A recent edition of Points of View contained several complaints about a TV title which used “you’re” to mean “your”.
The general consensus was that the person concerned should have been fired. If the TV companies, particularly the BBC, followed this advice, surely they would have no titlers or subtitle writers left. It is not the hapless semi-literates who were hired to a position for which they were completely unsuited, it is rather the people who hired them. It is the human resources officers and, ultimately, the managers who have been responsible over the years for the deterioration of the verbal aspect of programming.
It’s not a new problem. I remember decades ago, a newsreader who gave Abergele a pronunciation so bizarre it is worthy of recording. Instead of putting the accent on the third syllable, she put it on the second, so the resultant name sounded like “A-burger-lee”.
The BBC in particular has been for a long time somewhat cavalier about the pronunciation of names close to home, in particularly Welsh ones. By way of contrast, I remember the painfully precise pronunciation one newsreader used for the name “Hawaii”, in which the glottal stop made it appear that the BBC’s microphone had momentarily cut out. It appears that truly foreign names are worth taking trouble over.

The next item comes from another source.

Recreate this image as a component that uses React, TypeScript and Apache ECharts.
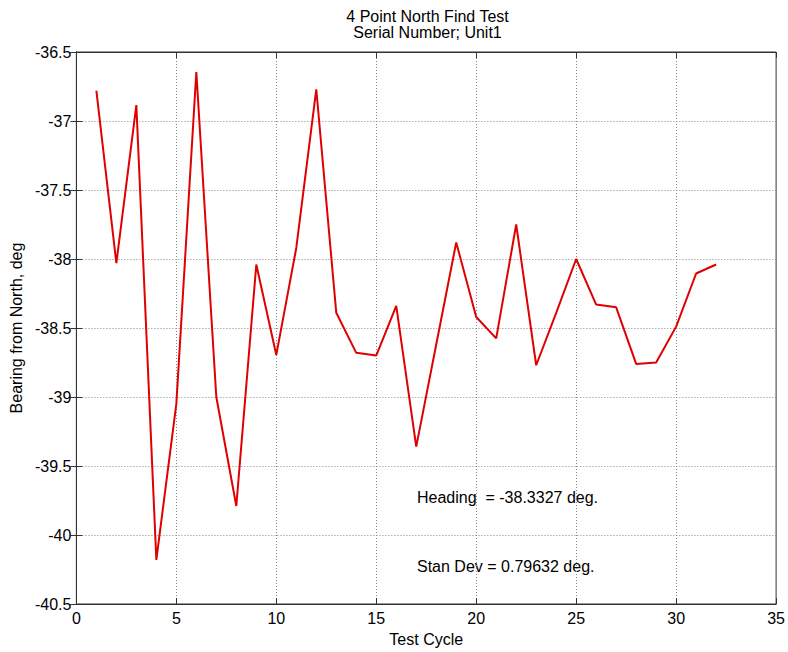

Contrast this with “Plaid Cymru”. This Welsh Nationalist party was formed almost 80 years ago, and the BBC’s announcers still haven’t managed to get the pronunciation right. They manage the first word most of the time. Plaid rhymes with “side”. But when it comes to Cymru, nine times out of ten you hear the second letter have the same “oo” sound as in the southern pronunciation of “hook” or “book”. It doesn’t. The Welsh word “cwm” is pronounced like that, but it means “valley”. “Plaid Cymru” translates literally as Welsh Party, and the “cym” part sounds like “come”.
It doesn’t take much work to get this right. All you have to do is read a book – or even visit Wales. But the vast resources of the BBC are insufficient for this basic level of training for a newsreader or commentator. Perhaps because they have lost their sense of responsibility both to the language and to their viewers.